I went to a bar/café in town called The Guinguette on the banks of the Loire River and it had such a nice ambience with strung lights, completely outdoor tables and chairs, an area for games, a stage for music that I thought I would have loved to have had this place around when I was a teenager.

There are so many cafes, parks, and shops in Tours! In Grand Blanc the main hang out was the Starbucks where I went to too many times. Teenagers hang out along the banks of the Loire at night in circles talking and smoking (tobacco and weed) and it seems like such a nice slow paced sort of lifestyle here that I wonder how my life might have been different had I grown up here.

All this being said, I still feel like the United States is my home and always will be. 


Monday, June 28, 2010

Les Femmes! Fumez!?

My French professor here in Tours, Olivier, was telling us about how the division between the sexes in France is manifested through differing standards on public smoking. He said it was acceptable for men to smoke in public but less acceptable for a woman to do so.

Now surely a lot has changed especially in the past 50 years, but I think he said they were still vestiges of this double standard left in society.

Maybe I could equate it to something like double standard on sleeping around in American society – even though women sleep around as much as guys nowadays it’s still looked down more upon a woman if she sleeps around than it is for a man.

Anyway he gave an interesting explanation as to why it was more unacceptable for a woman to smoke in public. When a woman smokes in public it shows that she is doing something for herself in a very open way and in a patriarchal society women aren’t allowed to do things pleasurable for themselves. However it’s okay for a man to smoke in public because he can partake in pleasurable things while women had to cater to others not themselves.
Disclaimer: this was all explained in French so there’s a possibility I could have missed something. I don’t think I was paying attention but started to when he began explaining this so I could have missed some stuff.

What do you guys think?
(Image from weheartit.com)





Tuesday, June 22, 2010

Interlude: London

I went to London this past weekend! Well, we only got to really explore the city for one day on Saturday. My friends Mary and Kaitie and I got into the city late on Friday night after about 7 hours of traveling! It was pretty hectic but we figured everything out, due in large part to Kaitie's awesome navigation skills.
St. Christopher, patron saint of travelers, and namesake of the hostel we stayed at in London! :)

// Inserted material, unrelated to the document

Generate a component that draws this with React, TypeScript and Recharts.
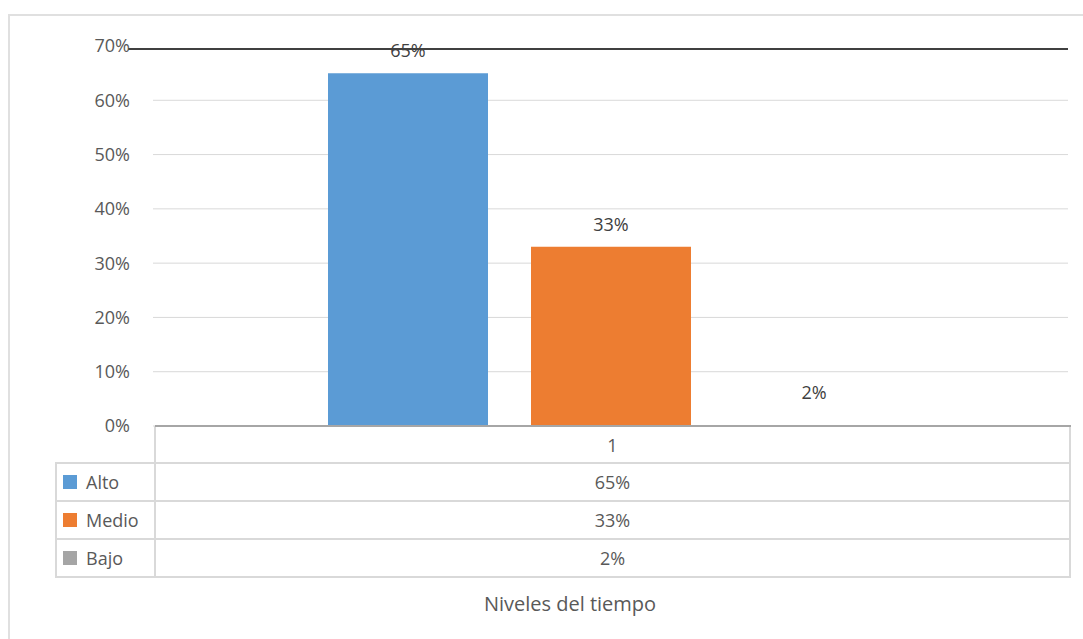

Looking back on the weekend, I am so happy.

Being a traveller gives you this amazing sense of adventure and joy but transporting oneself from one place to another can be draining. I feel like a lot of the time I set off to have the perfect experience, try to plan everything, attempt to make everything perfect, and worry about things not turning out the way I planned. And it never makes me happy, only grumpy. I think if I learned more to take things as they come, I'd be better off and enjoy the moments as they're happening.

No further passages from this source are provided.